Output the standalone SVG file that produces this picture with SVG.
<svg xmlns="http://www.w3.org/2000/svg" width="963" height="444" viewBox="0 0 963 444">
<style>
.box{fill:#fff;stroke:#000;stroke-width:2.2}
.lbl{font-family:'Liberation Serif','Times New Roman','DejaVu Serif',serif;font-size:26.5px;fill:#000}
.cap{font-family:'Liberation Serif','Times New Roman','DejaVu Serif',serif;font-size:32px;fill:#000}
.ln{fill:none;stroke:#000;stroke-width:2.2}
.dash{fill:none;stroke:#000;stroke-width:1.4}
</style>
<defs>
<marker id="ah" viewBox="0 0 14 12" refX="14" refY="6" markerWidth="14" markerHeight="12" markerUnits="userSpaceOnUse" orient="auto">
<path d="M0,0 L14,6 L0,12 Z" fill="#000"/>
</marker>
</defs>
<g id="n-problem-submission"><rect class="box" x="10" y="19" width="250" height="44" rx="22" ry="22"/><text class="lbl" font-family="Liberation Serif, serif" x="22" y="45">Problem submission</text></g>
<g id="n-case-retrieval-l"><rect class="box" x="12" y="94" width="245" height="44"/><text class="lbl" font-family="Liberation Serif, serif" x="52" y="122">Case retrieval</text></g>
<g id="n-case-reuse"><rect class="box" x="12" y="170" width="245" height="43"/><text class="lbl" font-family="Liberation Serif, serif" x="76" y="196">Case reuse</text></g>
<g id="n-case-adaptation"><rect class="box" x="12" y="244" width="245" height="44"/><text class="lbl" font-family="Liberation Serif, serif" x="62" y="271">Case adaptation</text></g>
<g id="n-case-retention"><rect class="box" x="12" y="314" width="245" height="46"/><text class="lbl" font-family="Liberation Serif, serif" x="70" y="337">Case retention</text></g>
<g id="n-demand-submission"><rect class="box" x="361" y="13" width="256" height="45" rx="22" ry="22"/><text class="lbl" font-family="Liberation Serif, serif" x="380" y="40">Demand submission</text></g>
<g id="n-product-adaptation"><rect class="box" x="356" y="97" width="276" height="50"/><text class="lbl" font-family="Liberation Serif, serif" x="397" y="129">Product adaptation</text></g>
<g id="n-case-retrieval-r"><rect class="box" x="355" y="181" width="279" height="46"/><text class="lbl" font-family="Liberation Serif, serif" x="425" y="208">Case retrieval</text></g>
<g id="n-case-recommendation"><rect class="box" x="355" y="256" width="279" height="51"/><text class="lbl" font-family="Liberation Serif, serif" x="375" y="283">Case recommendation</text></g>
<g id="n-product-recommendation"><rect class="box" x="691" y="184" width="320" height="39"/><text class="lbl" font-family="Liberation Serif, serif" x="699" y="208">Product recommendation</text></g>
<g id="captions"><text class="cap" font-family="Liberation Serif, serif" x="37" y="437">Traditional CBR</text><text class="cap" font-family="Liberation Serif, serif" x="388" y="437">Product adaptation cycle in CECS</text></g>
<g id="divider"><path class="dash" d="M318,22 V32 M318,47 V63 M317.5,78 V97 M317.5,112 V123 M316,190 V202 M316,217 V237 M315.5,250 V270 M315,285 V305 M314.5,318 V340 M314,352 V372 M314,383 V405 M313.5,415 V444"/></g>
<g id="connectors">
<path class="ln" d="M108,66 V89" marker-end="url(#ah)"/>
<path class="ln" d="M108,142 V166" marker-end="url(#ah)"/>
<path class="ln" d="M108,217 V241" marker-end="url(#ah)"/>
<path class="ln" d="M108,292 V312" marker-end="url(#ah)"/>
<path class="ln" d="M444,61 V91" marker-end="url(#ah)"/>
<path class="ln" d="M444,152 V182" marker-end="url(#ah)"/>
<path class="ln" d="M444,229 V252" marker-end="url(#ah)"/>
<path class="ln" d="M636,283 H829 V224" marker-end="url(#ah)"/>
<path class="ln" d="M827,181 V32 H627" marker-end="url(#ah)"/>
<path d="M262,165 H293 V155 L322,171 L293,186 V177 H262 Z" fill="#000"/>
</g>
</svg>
..............................
[Your objective]: Reproduce all of the material above word for word.

[Problem solution]:
Output the standalone SVG file that produces this picture with SVG.
<svg xmlns="http://www.w3.org/2000/svg" width="963" height="444" viewBox="0 0 963 444">
<style>
.box{fill:#fff;stroke:#000;stroke-width:2.2}
.lbl{font-family:'Liberation Serif','Times New Roman','DejaVu Serif',serif;font-size:26.5px;fill:#000}
.cap{font-family:'Liberation Serif','Times New Roman','DejaVu Serif',serif;font-size:32px;fill:#000}
.ln{fill:none;stroke:#000;stroke-width:2.2}
.dash{fill:none;stroke:#000;stroke-width:1.4}
</style>
<defs>
<marker id="ah" viewBox="0 0 14 12" refX="14" refY="6" markerWidth="14" markerHeight="12" markerUnits="userSpaceOnUse" orient="auto">
<path d="M0,0 L14,6 L0,12 Z" fill="#000"/>
</marker>
</defs>
<g id="n-problem-submission"><rect class="box" x="10" y="19" width="250" height="44" rx="22" ry="22"/><text class="lbl" font-family="Liberation Serif, serif" x="22" y="45">Problem submission</text></g>
<g id="n-case-retrieval-l"><rect class="box" x="12" y="94" width="245" height="44"/><text class="lbl" font-family="Liberation Serif, serif" x="52" y="122">Case retrieval</text></g>
<g id="n-case-reuse"><rect class="box" x="12" y="170" width="245" height="43"/><text class="lbl" font-family="Liberation Serif, serif" x="76" y="196">Case reuse</text></g>
<g id="n-case-adaptation"><rect class="box" x="12" y="244" width="245" height="44"/><text class="lbl" font-family="Liberation Serif, serif" x="62" y="271">Case adaptation</text></g>
<g id="n-case-retention"><rect class="box" x="12" y="314" width="245" height="46"/><text class="lbl" font-family="Liberation Serif, serif" x="70" y="337">Case retention</text></g>
<g id="n-demand-submission"><rect class="box" x="361" y="13" width="256" height="45" rx="22" ry="22"/><text class="lbl" font-family="Liberation Serif, serif" x="380" y="40">Demand submission</text></g>
<g id="n-product-adaptation"><rect class="box" x="356" y="97" width="276" height="50"/><text class="lbl" font-family="Liberation Serif, serif" x="397" y="129">Product adaptation</text></g>
<g id="n-case-retrieval-r"><rect class="box" x="355" y="181" width="279" height="46"/><text class="lbl" font-family="Liberation Serif, serif" x="425" y="208">Case retrieval</text></g>
<g id="n-case-recommendation"><rect class="box" x="355" y="256" width="279" height="51"/><text class="lbl" font-family="Liberation Serif, serif" x="375" y="283">Case recommendation</text></g>
<g id="n-product-recommendation"><rect class="box" x="691" y="184" width="320" height="39"/><text class="lbl" font-family="Liberation Serif, serif" x="699" y="208">Product recommendation</text></g>
<g id="captions"><text class="cap" font-family="Liberation Serif, serif" x="37" y="437">Traditional CBR</text><text class="cap" font-family="Liberation Serif, serif" x="388" y="437">Product adaptation cycle in CECS</text></g>
<g id="divider"><path class="dash" d="M318,22 V32 M318,47 V63 M317.5,78 V97 M317.5,112 V123 M316,190 V202 M316,217 V237 M315.5,250 V270 M315,285 V305 M314.5,318 V340 M314,352 V372 M314,383 V405 M313.5,415 V444"/></g>
<g id="connectors">
<path class="ln" d="M108,66 V89" marker-end="url(#ah)"/>
<path class="ln" d="M108,142 V166" marker-end="url(#ah)"/>
<path class="ln" d="M108,217 V241" marker-end="url(#ah)"/>
<path class="ln" d="M108,292 V312" marker-end="url(#ah)"/>
<path class="ln" d="M444,61 V91" marker-end="url(#ah)"/>
<path class="ln" d="M444,152 V182" marker-end="url(#ah)"/>
<path class="ln" d="M444,229 V252" marker-end="url(#ah)"/>
<path class="ln" d="M636,283 H829 V224" marker-end="url(#ah)"/>
<path class="ln" d="M827,181 V32 H627" marker-end="url(#ah)"/>
<path d="M262,165 H293 V155 L322,171 L293,186 V177 H262 Z" fill="#000"/>
</g>
</svg>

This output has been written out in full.